Lindsay: I don’t know.
Karen: Hey, he hit on me.
Kim: Oh yeah? Well after school I’m gonna hit on you.
Kim: You’re a piece of work, Lindsay.
Daniel: Hey. Check it out. Donkey basketball Saturday. I love those things.
Lindsay: I think they’re mean.
Kim: Oh, yeah. Like the donkeys even give a care.
Lindsay: Well how’d you like some big fat teacher on your back while you run around a gym.
Daniel: Yeah, how did your date with Fredricks go?
Kim: The last time Nick got dumped he kinda went a little berserk.
Lindsay: You mean Heidi Henderson?
Kim: He told you about that?
Lindsay: No. What happened?
Kim: No. Nothing. I mean I don’t even know really.
Lindsay: This is cool. Hitchhiking. It’s like in Kerouac, you know?
Lindsay: Jack Kerouac. He wrote On the Road. Kim we’ve been reading it in English class the last two weeks. Where you been?
Kim: All we ever do in that class is read. Ooh ooh ooh! Stick out your thumb, wouldja?
Lindsay: We’re so sheltered, you know? There’s this whole other America out there. The person who picks us up could be an artist or a psychic or an escaped felon. It’s so exciting.
Kim: Okay, one thing that helps: point your boobs towards the road.

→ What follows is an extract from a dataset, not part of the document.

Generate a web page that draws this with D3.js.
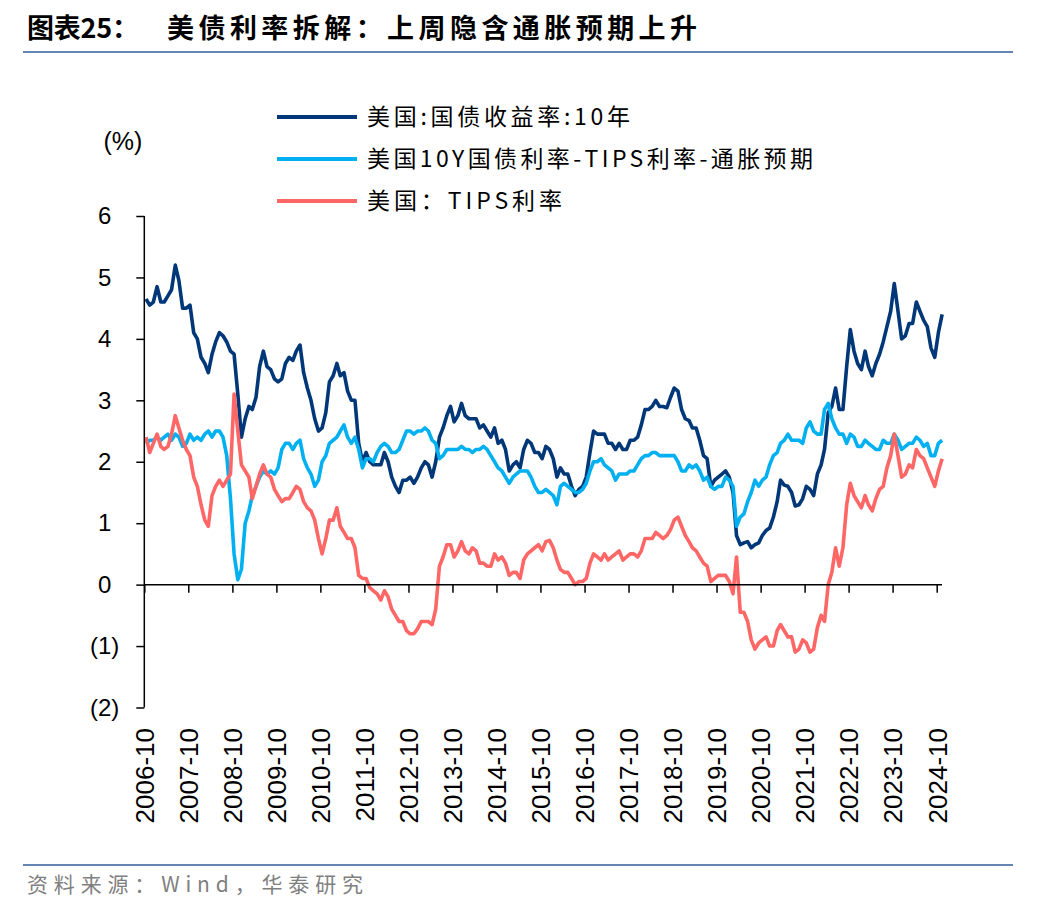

Daniel: You know, who asked her to hang out with us anyways? Like we need her little judgments all the time.
Kim: My life ain’t a lost cause, you know. Her’s is.
Ken: She’s just a big baby. I told you that from day one. It’s like hanging out with my grandma.
Daniel: Yeah. Well. Little Miss Perfect doesn’t know what I’m going to do with my life. She doesn’t know what my plans are.
Ken: What the hell are your plans?
Daniel: I got a lot of plans.
Daniel: What are you, my guidance counselor?
Lindsay: I’m not going to want him back.
Kim: Alright. Yeah. Sure. Just don’t lead him on, okay? ‘Cause he’s obviously still in love with you.
Lindsay: No he’s not. Nick is the one who broke up with me, remember?
Kim: Oh yeah Lindsay. Like that fooled anybody. Come on!
Ken: Hey Sergeant Pepper, where’s the rest of the Lonely Hearts Club Band?
Amy Andrews (Jessica Campbell): Well looks like you ate ’em.
Kim: Yeah, Ken. When are the twins due?
Daniel: That’s not nice.
Mrs. Bronner: Ladies, I’m not joking. Put out those cigarettes.
Kim: Oh, I’m sorry. I thought you were joking.